A pool of fixed-rate commercial equipment loans and leases will secure the latest asset-backed securities offering from CCG Receivables Trust 2023-1, as it seeks to raise $397 million from investors.
Bank of America Securities is the lead underwriter on the deal, which will issue the notes from a structure that uses subordination as a form of credit enhancement, in addition to a non-declining reserve account and overcollateralization, according to Fitch Ratings' pre-sale report on the deal.

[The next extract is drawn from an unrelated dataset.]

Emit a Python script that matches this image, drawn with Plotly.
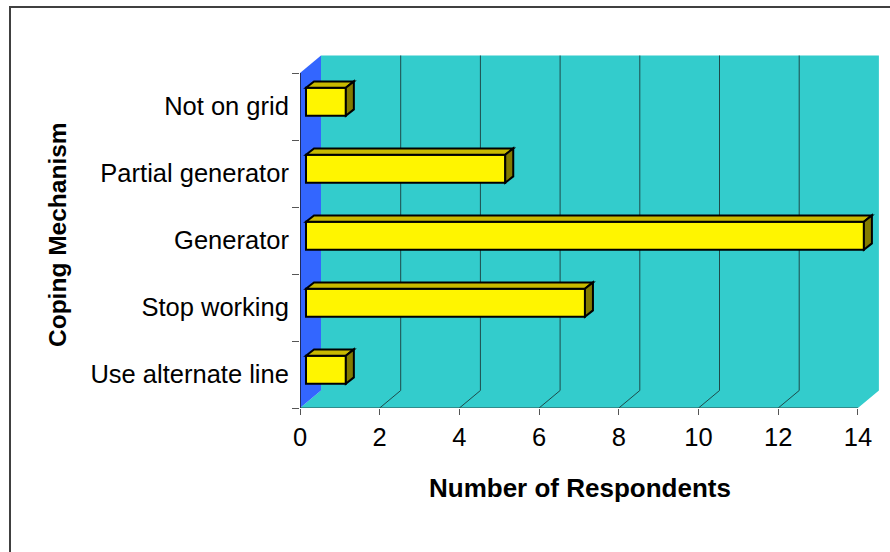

The collateral pool consists of a fairly diverse mix of segments, with the largest being transportation (42.3%), construction (40.1%), waste equipment (10.8%) and machine tools (6.5%), according to Fitch. The rating agency noted that CCG had a solid track record as a loan and lease originator and underwriter, and as a servicer of the financings.
CCG has total initial hard credit enhancement of 17.0%, 12.5% and 7.0% on the classes A, B and C notes, respectively. Hard credit enhancement for classes A and B increased from 15.50% and 10.50%, respectively, from the 2022-1. Otherwise, hard credit enhancement on the class C notes decreased from 7.25%.
Annual excess spread amounts to about 4.68%, a decrease from 9.05% from the CCG 2021-2 deal, according to a pre-sale report from S&P Global Ratings.
S&P expects to assign ratings of 'A-1+' to the A-1 notes; 'AAA' to the A-2 notes; 'AA' to the class B notes; and 'A' on the class C notes. For its part, Fitch expects to assign 'F1+' to the A-1 notes; and similar ratings as S&P throughout the rest of the capital structure.
The most senior notes have a March 14, 2024 legal final maturity dates, according to Fitch, while the remainder of the notes have final maturity dates of Sept. 16, 2030.